Rookie Noah Spence poised to make impact for Bucs

TAMPA, Fla. -- Tampa Bay Buccaneers general manager Jason Licht called him the "best pure pass-rusher in the draft," and there's hope Noah Spence can one day blossom into one of the best in the NFL.

For now, the focus is on absorbing as much as he can in training camp and Thursday night, when the second-round pick will make his preseason debut in Philadelphia.

Spence will play nickel defense when veteran Robert Ayers moves inside and then the rookie can do what he does best -- lining up at right defensive end.

"You ask any of our O-lineman -- that guy's lightning off the edge," head coach Dirk Koetter said.

Quarterback Jameis Winston called him "amazing." Donovan Smith saw it back in college at Penn State when Spence was at Ohio State and the two squared off, and he sees it in practice during one-on-ones.

"His speed and his bend. I don't think I've ever seen him go down," Smith said.

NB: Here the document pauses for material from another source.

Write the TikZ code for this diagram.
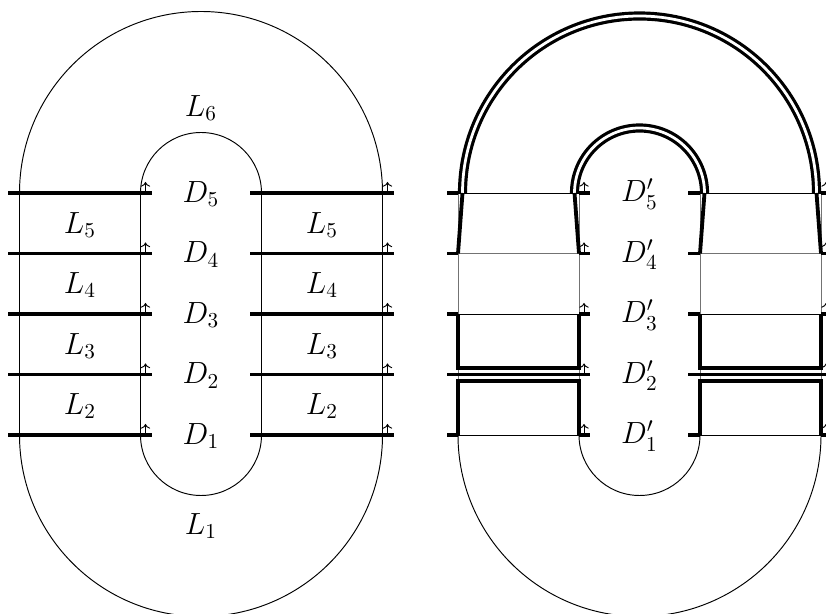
\documentclass[tikz,border=0pt]{standalone}
\usetikzlibrary{arrows.meta}
\begin{document}
\begin{tikzpicture}[x=0.0165289cm,y=0.0165289cm,
  thinln/.style={line width=0.45pt,black},
  greyln/.style={line width=0.45pt,black!55},
  stub/.style={line width=1.8pt},
  boxln/.style={line width=1.7pt},
  band/.style={double,line width=1.5pt,double distance=1.3pt},
  upar/.style={line width=0.45pt,-{To[length=2.2pt,width=4.4pt]}},
  lbl/.style={font=\Large,inner sep=0pt}]
\useasboundingbox (0,0) rectangle (826,-614);
\clip (0,0) rectangle (826,-614);
% ---------- left figure ----------
\draw[thinln] (19.5,-193) -- (19.5,-435) arc[start angle=180,end angle=360,radius=181.5]
  -- (382.5,-193) arc[start angle=0,end angle=180,radius=181.5] -- cycle;
\draw[thinln] (140.5,-193) -- (140.5,-435) arc[start angle=180,end angle=360,radius=60.5]
  -- (261.5,-193) arc[start angle=0,end angle=180,radius=60.5] -- cycle;
\foreach \y in {193,253.5,314,374.5,435}{
  \draw[stub] (8,-\y) -- (152,-\y);
  \draw[stub] (250,-\y) -- (394,-\y);
  \draw[upar] (145.5,-\y) -- (145.5,-\y+11);
  \draw[upar] (387.5,-\y) -- (387.5,-\y+11);
}
\node[lbl] (L6) at (201,-108) {$L_6$};
\node[lbl] (L1) at (201,-526) {$L_1$};
\node[lbl] (L5a) at (80,-225) {$L_5$};
\node[lbl] (L4a) at (80,-285) {$L_4$};
\node[lbl] (L3a) at (80,-346) {$L_3$};
\node[lbl] (L2a) at (80,-406) {$L_2$};
\node[lbl] (L5b) at (322,-225) {$L_5$};
\node[lbl] (L4b) at (322,-285) {$L_4$};
\node[lbl] (L3b) at (322,-346) {$L_3$};
\node[lbl] (L2b) at (322,-406) {$L_2$};
\node[lbl] (D5) at (201,-194) {$D_5$};
\node[lbl] (D4) at (201,-254.5) {$D_4$};
\node[lbl] (D3) at (201,-315) {$D_3$};
\node[lbl] (D2) at (201,-375.5) {$D_2$};
\node[lbl] (D1) at (201,-436) {$D_1$};
% ---------- right figure ----------
\foreach \x in {458,579,700,821}{
  \draw[greyln] (\x,-193) -- (\x,-435);
}
\draw[thinln] (458,-435) arc[start angle=180,end angle=360,radius=181.5];
\draw[thinln] (579,-435) arc[start angle=180,end angle=360,radius=60.5];
\foreach \y in {193,314,435}{
  \draw[thinln] (458,-\y) -- (579,-\y);
  \draw[thinln] (700,-\y) -- (821,-\y);
}
\draw[greyln] (458,-253.5) -- (579,-253.5);
\draw[greyln] (700,-253.5) -- (821,-253.5);
\foreach \y in {193,253.5,314,435}{
  \draw[stub] (447,-\y) -- (458,-\y);
  \draw[stub] (579,-\y) -- (590,-\y);
  \draw[stub] (688,-\y) -- (700,-\y);
  \draw[stub] (821,-\y) -- (832,-\y);
}
\draw[boxln] (447,-374.5) -- (590,-374.5);
\draw[boxln] (688,-374.5) -- (832,-374.5);
% band
\draw[band] (462.5,-193) arc[start angle=180,end angle=0,radius=177];
\draw[band] (574.5,-193) arc[start angle=180,end angle=0,radius=65];
\draw[stub] (462.5,-193) -- (458,-253.5);
\draw[stub] (574.5,-193) -- (579,-253.5);
\draw[stub] (704.5,-193) -- (700,-253.5);
\draw[stub] (816.5,-193) -- (821,-253.5);
% boxes
\draw[boxln] (458,-314) -- (458,-368) -- (579,-368) -- (579,-314);
\draw[boxln] (458,-435) -- (458,-381) -- (579,-381) -- (579,-435);
\draw[boxln] (700,-314) -- (700,-368) -- (821,-368) -- (821,-314);
\draw[boxln] (700,-435) -- (700,-381) -- (821,-381) -- (821,-435);
\foreach \y in {193,253.5,314,374.5,435}{
  \draw[upar] (584,-\y) -- (584,-\y+11);
  \draw[upar] (826,-\y) -- (826,-\y+11);
}
\node[lbl] (Dp5) at (639.5,-194) {$D'_5$};
\node[lbl] (Dp4) at (639.5,-254.5) {$D'_4$};
\node[lbl] (Dp3) at (639.5,-315) {$D'_3$};
\node[lbl] (Dp2) at (639.5,-375.5) {$D'_2$};
\node[lbl] (Dp1) at (639.5,-436) {$D'_1$};
\end{tikzpicture}
\end{document}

That's what Spence was brought in to do, and if training camp practices serve as an indication, he should contribute right away. But he won't be playing every defensive snap. Right now, Spence is more of a pass-rush specialist, and he'll use his quick first step and his hands to get after the quarterback.

"Noah, by standards, is an undersized defensive end, but I think he plays a lot bigger than his measurable," defensive coordinator Mike Smith said. "He has a very good short punch, and he understands leverage, and he's got quickness. He can move and run around blocks at times and make some plays, and he's also got strong enough hands and punch that he can hold the point.

"We're going to have to be very careful about what we're going to ask him to do early on in the season."

In other words, the run stopping might come a little later on. It's a work in progress.

"My first couple of days, I didn't know what was going on with the run, it was all moving so fast," Spence said. "Now, it's starting to slow down a lot more for me. I'm just lining up in the right spot and things like that, being able to hold my blocks."

At 6 foot 2 and 250 pounds, Spence wins with quickness and his lower-body flexibility when rushing the passer. But against the run, it becomes a lot harder with the size game, and that makes technique paramount.

"I've just got to stay under people; I've got to use more leverage since they're always going to be bigger, taller than me," Spence said. [I've] got to get under them and try to just be more stout."

Smith likes to mix up his defensive fronts and use a number of defensive sub packages that can call for different body types.

"I think it's realistic, if [Spence] continues to progress, he's going to have an opportunity to play a whole lot of snaps. I don't think that we have 11 starters, we don't think of that," Smith said, instead preferring to look at his defense with 15 or 16 starters he can rotate.

The bottom line -- Spence is in a position to make an impact right away on a defense that hasn't finished in the top 10 in sacks since 2009. So far, the coaching staff has been pleased with his progress heading into the first preseason game.

"[He's been] solid every day," Koetter said. "Every day the kid flashes. For a rookie, he hasn't hit any slump days, so to speak, where he's had an off day. Every day he flashes; he's got a nice motor, [and] he pushes himself hard."

It's what you'd expect from a player some talent evaluators felt was a top-five talent heading into the NFL draft but who fell because of character concerns stemming from failed drug tests at Ohio State. Spence said he is playing with a bit of a chip on his shoulder.

"I mean, you've got to do it, you've got to have a reason to come out here and work," Spence said. "Mine is for God and then after that it's all I've been through. Then, it's just coming out here and working with other guys on the team. You've got to play with a chip or else you'll be no good."

He pushed himself hard before he got to camp with twice-daily workouts, doing on-field work and sometimes lifting with Gerald McCoy and Kourtnei Brown at the facility in the morning. In the afternoons, he'd go to a private facility and do sand work and lift, sometimes twice a day.

"I don't feel like, after practice, I'm extra winded like I would be," Spence said. "And just staying out here and getting used to the heat. Being from Pennsylvania and everything, I wasn't used to this when I got down here," Spence said with a laugh, noting that he'll lose up to 15 pounds of water weight in practice. "It definitely helped me, staying around here for the whole five weeks that we had off."

Thursday night's game will be right in Spence's hometown, and his phone has been active.

"My whole family is from Philly. I [was] born there. You've got, like, 50 to 100 dudes trying to come to the game," Spence said with a laugh. "I've got to narrow it down, but we're going to see. It's been blowing up, for sure!"